My Lords, it is a great pleasure to follow the noble Lord, Lord Browne of Ladyton, who made some excellent points. I congratulate my noble friend Lady Kramer on this vital Bill.
I was leader of the opposition on Haringey Council when Victoria Climbié was murdered in 2000. “Lessons must be learned” was the oft-repeated answer to all the questions, but no one in authority listened or learned. So it happened again. Again in Haringey, just seven years later in 2007, baby P—Peter Connelly, a 17 month-old toddler—was murdered by his mother’s partner, his mother and one other. By that time, I had become the MP for Hornsey and Wood Green, the western half of Haringey. Again, there had been warnings from whistleblowers.
The particular case I am citing is the story of Kim Holt, one such whistleblower, a doctor in the special clinic run by Great Ormond Street Hospital as
outreach at St Ann’s in Haringey, and the clinic to which baby Peter was taken. Why was Great Ormond Street running a child safety clinic in Haringey? It needed to demonstrate outreach work to gain foundation status. Kim eventually came to me as the only person who would listen to her and do something. Kim and I flagged up the dangers caused by the lack of appropriate staffing at the clinic before Peter was murdered. Between us, we saw the police, Haringey Council leadership, Haringey Council social services, the local PCT, the Great Ormond Street board and CEO, the chief nurse of the NHS, and others, but none of them heard what we were telling them—neither me nor Kim. It was too big to fail; protect the institution; reputations were at stake. I do not have long enough to tell the whole tale or include all those who tried to flag up the dangers ahead.

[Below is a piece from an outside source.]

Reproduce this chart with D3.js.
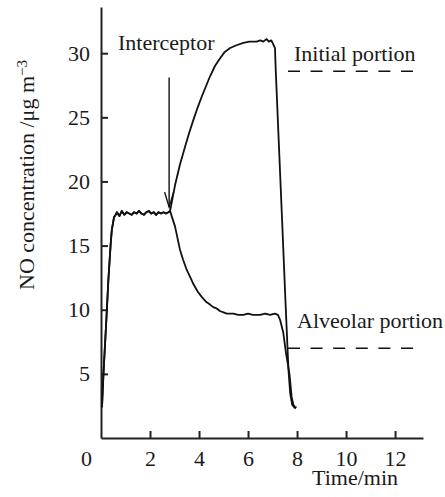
<!DOCTYPE html>
<html>
<head>
<meta charset="utf-8">
<script src="https://cdn.jsdelivr.net/npm/d3@7"></script>
<style>
  body { margin: 0; background: #fff; }
</style>
</head>
<body>
<div id="chart"></div>
<script>
// shared start-up (both traces overlap until the interceptor)
const sharedTime = [0.04, 0.1, 0.24, 0.3, 0.39, 0.44, 0.53, 0.6, 0.65, 0.75, 0.85, 0.95, 1.05, 1.15, 1.25, 1.35, 1.45, 1.55, 1.65, 1.75, 1.85, 1.95, 2.05, 2.15, 2.25, 2.35, 2.45, 2.55, 2.65, 2.75, 2.82]
const sharedValue = [2.4, 5.0, 10.0, 12.3, 15.0, 16.2, 17.2, 17.4, 17.6, 17.3, 17.7, 17.4, 17.6, 17.5, 17.4, 17.6, 17.5, 17.7, 17.5, 17.4, 17.6, 17.7, 17.5, 17.6, 17.4, 17.6, 17.5, 17.6, 17.5, 17.6, 17.7]

const initialTime = [3.02, 3.22, 3.43, 3.6, 3.77, 3.95, 4.11, 4.3, 4.45, 4.65, 4.86, 5.05, 5.27, 5.5, 5.81, 6.05, 6.35, 6.5, 6.62, 6.76, 6.85, 6.95, 7.05, 7.1, 7.13, 7.39, 7.52, 7.65, 7.72, 7.8, 7.88, 7.95]
const initialValue = [19.7, 21.3, 22.7, 23.8, 24.8, 25.8, 26.6, 27.5, 28.2, 29.0, 29.6, 30.1, 30.4, 30.6, 30.8, 30.9, 30.9, 31.0, 30.9, 31.1, 30.9, 31.0, 30.6, 30.4, 28.7, 17.0, 11.0, 5.3, 3.5, 2.6, 2.4, 2.3]

const alveolarTime = [2.9, 3.02, 3.12, 3.22, 3.35, 3.5, 3.65, 3.77, 3.95, 4.11, 4.3, 4.45, 4.58, 4.72, 4.85, 5.0, 5.13, 5.4, 5.6, 5.81, 6.0, 6.2, 6.49, 6.7, 6.9, 7.1, 7.22, 7.31, 7.44, 7.55, 7.69, 7.78, 7.85, 7.92, 7.98]
const alveolarValue = [17.2, 16.5, 15.6, 14.7, 13.9, 13.1, 12.5, 12.0, 11.4, 11.0, 10.6, 10.4, 10.2, 10.1, 9.9, 9.8, 9.7, 9.7, 9.6, 9.6, 9.7, 9.6, 9.6, 9.7, 9.6, 9.7, 9.6, 9.2, 8.2, 6.6, 5.0, 3.2, 2.6, 2.4, 2.4]

const xTicks = [0, 2, 4, 6, 8, 10, 12]
const yTicks = [5, 10, 15, 20, 25, 30]

// annotation levels
const initialLevel = 28.6
const alveolarLevel = 7.0
const interceptorTime = 2.78

const width = 445, height = 497
const serif = "'Liberation Serif', 'Times New Roman', 'DejaVu Serif', serif"
const fontSize = 22

const svg = d3.select("#chart").append("svg")
  .attr("width", width)
  .attr("height", height)
  .attr("font-family", serif)

const x = d3.scaleLinear().domain([0, 13.14]).range([101, 423])
const y = d3.scaleLinear().domain([0, 33.6]).range([438, 7])

// axes
const xAxis = svg.append("g")
  .attr("transform", "translate(0," + y(0) + ")")
  .call(d3.axisBottom(x).tickValues(xTicks).tickSizeInner(-7).tickSizeOuter(0).tickPadding(12))
const yAxis = svg.append("g")
  .attr("transform", "translate(" + x(0) + ",0)")
  .call(d3.axisLeft(y).tickValues(yTicks).tickSizeInner(-7).tickSizeOuter(0).tickPadding(11))

xAxis.attr("font-family", serif).attr("font-size", fontSize)
yAxis.attr("font-family", serif).attr("font-size", fontSize)
svg.selectAll(".domain, .tick line").attr("stroke", "#222").attr("stroke-width", 2)
svg.selectAll(".tick text").attr("fill", "#1a1a1a")
xAxis.selectAll(".tick").filter(d => d === 0).select("line").remove()
xAxis.selectAll(".tick").filter(d => d === 0).select("text").attr("x", -15)

// traces
const line = d3.line().x(d => x(d[0])).y(d => y(d[1]))
const shared = d3.zip(sharedTime, sharedValue)
const initial = shared.concat(d3.zip(initialTime, initialValue))
const alveolar = shared.concat(d3.zip(alveolarTime, alveolarValue))

svg.selectAll("path.trace")
  .data([initial, alveolar])
  .enter()
  .append("path")
  .attr("class", "trace")
  .attr("d", line)
  .attr("fill", "none")
  .attr("stroke", "#111")
  .attr("stroke-width", 1.8)
  .attr("stroke-linejoin", "round")

// interceptor arrow
const ax = x(interceptorTime), yTop = y(28.1), yTip = y(18.0)
svg.append("line")
  .attr("x1", ax).attr("x2", ax).attr("y1", yTop).attr("y2", yTip)
  .attr("stroke", "#111").attr("stroke-width", 1.4)
svg.append("path")
  .attr("d", "M" + (ax - 4.5) + "," + (yTip - 15) + "L" + ax + "," + yTip + "L" + (ax + 4.5) + "," + (yTip - 15))
  .attr("fill", "none").attr("stroke", "#111").attr("stroke-width", 1.4)

// dashed reference levels
svg.selectAll("line.level")
  .data([initialLevel, alveolarLevel])
  .enter()
  .append("line")
  .attr("class", "level")
  .attr("x1", x(7.63)).attr("x2", x(12.78))
  .attr("y1", d => y(d)).attr("y2", d => y(d))
  .attr("stroke", "#111").attr("stroke-width", 1.5)
  .attr("stroke-dasharray", "12,10.6")

// labels
const label = (tx, ty, s) => svg.append("text").attr("x", tx).attr("y", ty)
  .attr("font-size", fontSize).attr("fill", "#1a1a1a").text(s)
label(118, 50, "Interceptor")
label(294, 61, "Initial portion")
label(297, 328, "Alveolar portion")
label(312, 485, "Time/min")

const yLabel = svg.append("text")
  .attr("transform", "translate(34,290) rotate(-90)")
  .attr("font-size", fontSize)
  .attr("fill", "#1a1a1a")
yLabel.append("tspan").text("NO concentration /\u03bcg m")
yLabel.append("tspan").attr("dy", "-0.45em").attr("font-size", 15).text("\u22123")
</script>
</body>
</html>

When baby Peter was killed and the furore arose, the media focus was on Haringey Council and Sharon Shoesmith as the head of social services. But it was also this clinic that failed baby Peter and therefore Great Ormond Street, because it was its clinic, its responsibility, and it had been warned. With a long history of hospital admissions and many, many injuries, Peter made his final visit to this clinic—his last hope. The doctor there did not perform a full examination of Peter because he was “miserable and cranky.” Furthermore, no reports had been provided of his previous admissions and attendances at the Whittington or North Middlesex hospitals for possible non-accidental injuries, nor were they even sought. Had they been, the doctor would have seen the history of the myriad signs of abuse that were taking place. According to the post-mortem, Peter would have been suffering from numerous fractured ribs and possibly a broken spine at the time of that last visit. The broken spine would have left him paralysed and unable to empty his bladder.
Post Peter’s death, the clinic was judged “clinically unsafe” in the Sibert and Hodes report—the report commissioned by Great Ormond Street. “Clinically unsafe” was the actual terminology used by investigators post Peter’s death and independently verified by the Royal College of Paediatrics and Child Health investigators. The report found that, while originally four paediatricians were employed, two had resigned and a third, Kim Holt, was put on sick leave due to the overload, thus leaving only one single doctor in charge to staff the clinic, Dr Sabah Al-Zayyat. She was not properly qualified, was tired and overworked, and the report found that she should never have been employed in the first place. She paid a price for her part in this disaster.
The report also found that there was no named doctor for child protection. The named doctor position is the absolute critical requirement for this service. That crucial information was deliberately withheld. Instead of submitting the full report as an addendum to Great Ormond Street and Haringey PCT’s individual management review, Dr Collins, the then CEO of Great Ormond Street, passed over only a partial and selective version, omitting all the key points of danger. The information that had been expunged would have flagged up the dangerous conditions operating within the child health safety team for which Great Ormond Street had the responsibility. This report was kept secret
and was released only in response to a freedom of information request from the BBC to Tim Donovan, with whom I worked to expose this horrific cover-up for a period of two years.
Dr Holt had escalated her concerns to the chair and CEO of Great Ormond Street in November 2006; she had been to the GMC. I took it to the board of Great Ormond Street, who basically told me to get lost—as I said, it was too big to fail. How dare I question this great establishment? Shoot the messenger—silence the whistleblower.
Kim was ostracised by the senior management team. Her workload had been unsustainable and she had been signed off work with work-related stress in February 2007. Great Ormond Street then moved to remove her from her post, with an offer of a year’s salary and the expectation that she would sign a non-disclosure agreement. Great Ormond Street would not allow her to return to work. The offers of money increased to £120,000, and that was signed off by the Treasury. Kim declined, as she felt that the concerns she raised were important and relevant for the inquiries that had, sadly, begun to happen. She eventually returned to work four years after her initial period of sick leave. Great Ormond Street has since apologised to her for the distress caused. It is too big to fail, as in so many cases. These are the reasons why my noble friend’s Bill is vital.